The name "Tequesta" itself persists in the geography of South Florida. The town of Tequesta, located in northern Palm Beach County at the mouth of the Loxahatchee River, takes its name directly from the Indigenous people who once inhabited the region. This geographical naming represents one of the ways in which the memory of the Tequesta has been preserved in the modern landscape, even as the people themselves disappeared centuries ago.
Historiography and Continuing Study
The study of the Tequesta has evolved considerably as archaeological methods have improved and as historians have worked to incorporate Indigenous perspectives into accounts of Florida's pre-colonial and colonial history. Earlier historical narratives often treated the Tequesta primarily as objects of Spanish missionary activity, defining them largely through the eyes of European observers.
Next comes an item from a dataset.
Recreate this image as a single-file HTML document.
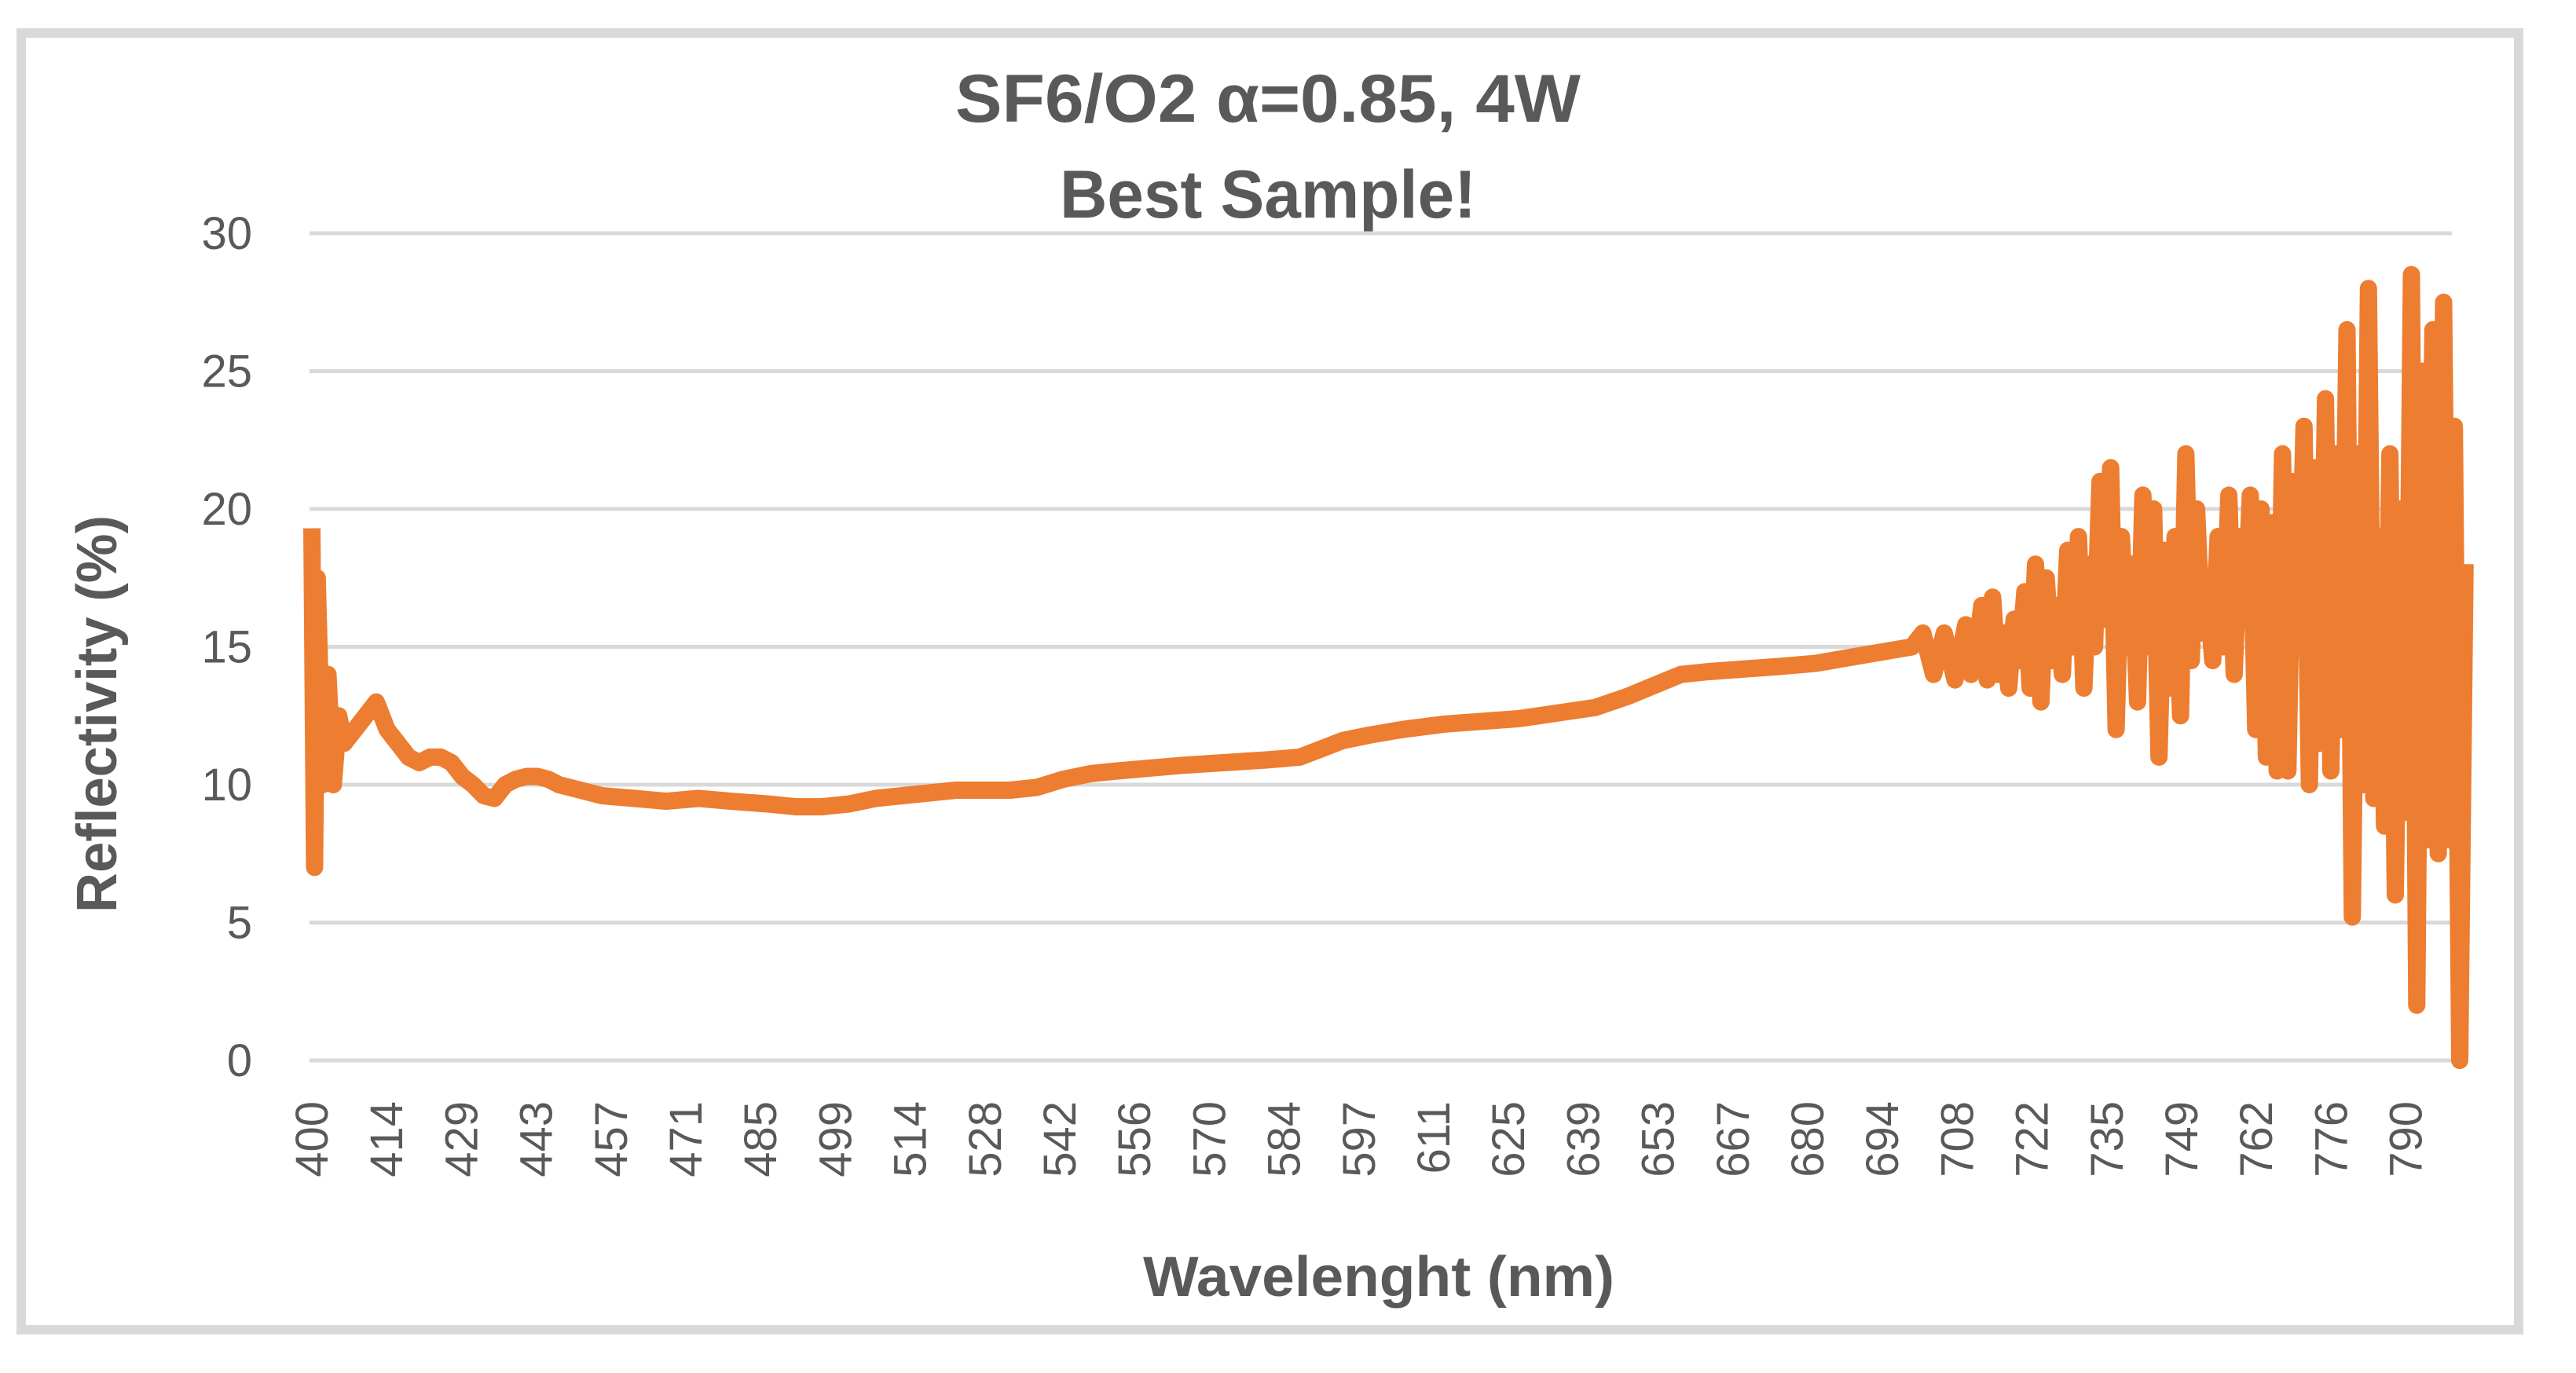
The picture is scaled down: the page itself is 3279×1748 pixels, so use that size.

More recent scholarship has sought to recover a fuller picture of Tequesta society, economy, and agency by drawing on a combination of archaeological evidence, Spanish documentary records, and comparative ethnographic analysis.
The Tequesta's sustained resistance to Spanish domination for more than two centuries is now understood as an active and consequential chapter in the history of Indigenous Florida, not merely a prelude to their eventual disappearance. Their capacity to negotiate, resist, and adapt in the face of colonial pressure reflects the resilience and complexity of their social and political organization.
Institutions such as the Vizcaya Museum and Gardens and scholars working across Florida's universities and archaeological programs continue to contribute to the understanding of Tequesta culture and history. Public interest in the subject has been sustained by high-profile discoveries such as the Miami Circle and by ongoing debates about the stewardship of Indigenous heritage sites in among the most rapidly developing regions of the United States.